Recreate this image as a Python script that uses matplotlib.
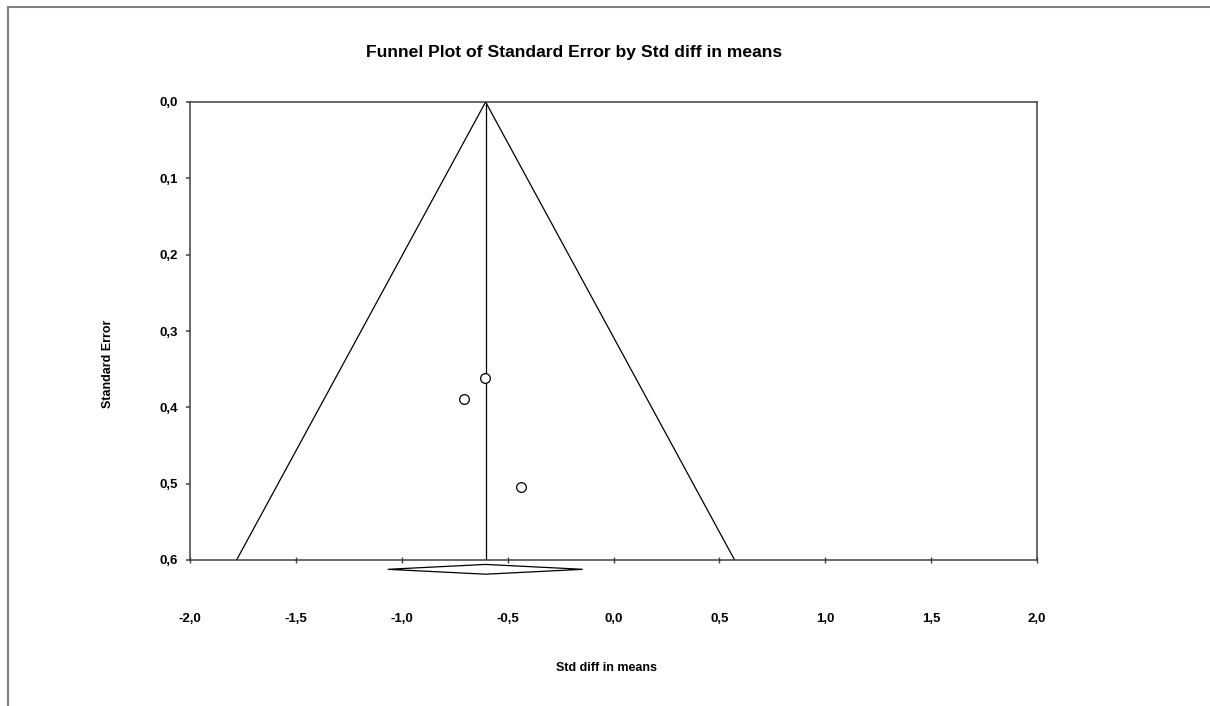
import matplotlib
matplotlib.use("Agg")
import matplotlib.pyplot as plt
from matplotlib.patches import Polygon
from matplotlib.lines import Line2D
import numpy as np

# ================== DATA ==================
effect = [-0.607, -0.707, -0.437]        # std diff in means
std_err = [0.361, 0.389, 0.504]          # standard error
pooled = -0.604                          # pooled estimate
ci_low, ci_high = -1.066, -0.145         # pooled CI (diamond)
se_max = 0.6
x_ticks = [-2.0, -1.5, -1.0, -0.5, 0.0, 0.5, 1.0, 1.5, 2.0]
y_ticks = [0.0, 0.1, 0.2, 0.3, 0.4, 0.5, 0.6]

W, H = 1210, 706
plt.rcParams["font.family"] = ["Liberation Sans Narrow", "Liberation Sans", "DejaVu Sans"]

fig = plt.figure(figsize=(W / 100, H / 100), dpi=100)
ax = fig.add_axes([190 / W, 1 - 560 / H, (1037 - 190) / W, (560 - 102) / H])

def comma(v):
    return f"{v:.1f}".replace(".", ",")

# ================== FUNNEL ==================
se_line = np.array([0.0, se_max])
ax.plot(pooled - 1.96 * se_line, se_line, color="black", lw=0.9)
ax.plot(pooled + 1.96 * se_line, se_line, color="black", lw=0.9)
ax.plot([pooled, pooled], [0, se_max], color="black", lw=0.9)

ax.plot(effect, std_err, "o", ms=7, mfc="white", mec="black", mew=0.9, zorder=3)

# diamond under the axis
d_half = 0.0064
d_mid = se_max + 0.0122
diamond = Polygon([(ci_low, d_mid), (pooled, d_mid - d_half),
                   (ci_high, d_mid), (pooled, d_mid + d_half)],
                  closed=True, fill=False, edgecolor="black", lw=0.9, clip_on=False)
ax.add_patch(diamond)

ax.set_xlim(-2, 2)
ax.set_ylim(se_max, 0)
ax.set_xticks(x_ticks)
ax.set_xticklabels([comma(v) for v in x_ticks])
ax.set_yticks(y_ticks)
ax.set_yticklabels([comma(v) for v in y_ticks])

for s in ax.spines.values():
    s.set_color("#404040")
    s.set_linewidth(1.1)

ax.tick_params(axis="x", direction="inout", length=5, width=1, color="#404040",
               pad=36, labelsize=9.5)
ax.tick_params(axis="y", direction="out", length=3, width=1.1, color="#404040",
               pad=6, labelsize=9.5)
for lab in ax.get_xticklabels() + ax.get_yticklabels():
    lab.set_fontweight("bold")

# ================== TEXT ==================
fig.text(574 / W, 1 - 53 / H, "Funnel Plot of Standard Error by Std diff in means",
         ha="center", va="center", fontsize=12.6, fontweight="bold")
fig.text(606 / W, 1 - 668 / H, "Std diff in means", ha="center", va="center",
         fontsize=9, fontweight="bold")
fig.text(108 / W, 1 - 364 / H, "Standard Error", ha="center", va="center",
         rotation=90, fontsize=9, fontweight="bold")

# outer frame
fig.add_artist(Line2D([8 / W, 8 / W], [0, 1 - 7 / H], color="#808080", lw=1.5))
fig.add_artist(Line2D([8 / W, 1], [1 - 7 / H, 1 - 7 / H], color="#808080", lw=1.5))

fig.savefig("out.png", dpi=100)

──────────

## DIRECTIONS
Restate exactly, please, only the lines between the start of the data and the line containing "import numpy as np", both ends included, skipping the pictures.

## FINAL ANSWER
Recreate this image as a Python script that uses matplotlib.
import matplotlib
matplotlib.use("Agg")
import matplotlib.pyplot as plt
from matplotlib.patches import Polygon
from matplotlib.lines import Line2D
import numpy as np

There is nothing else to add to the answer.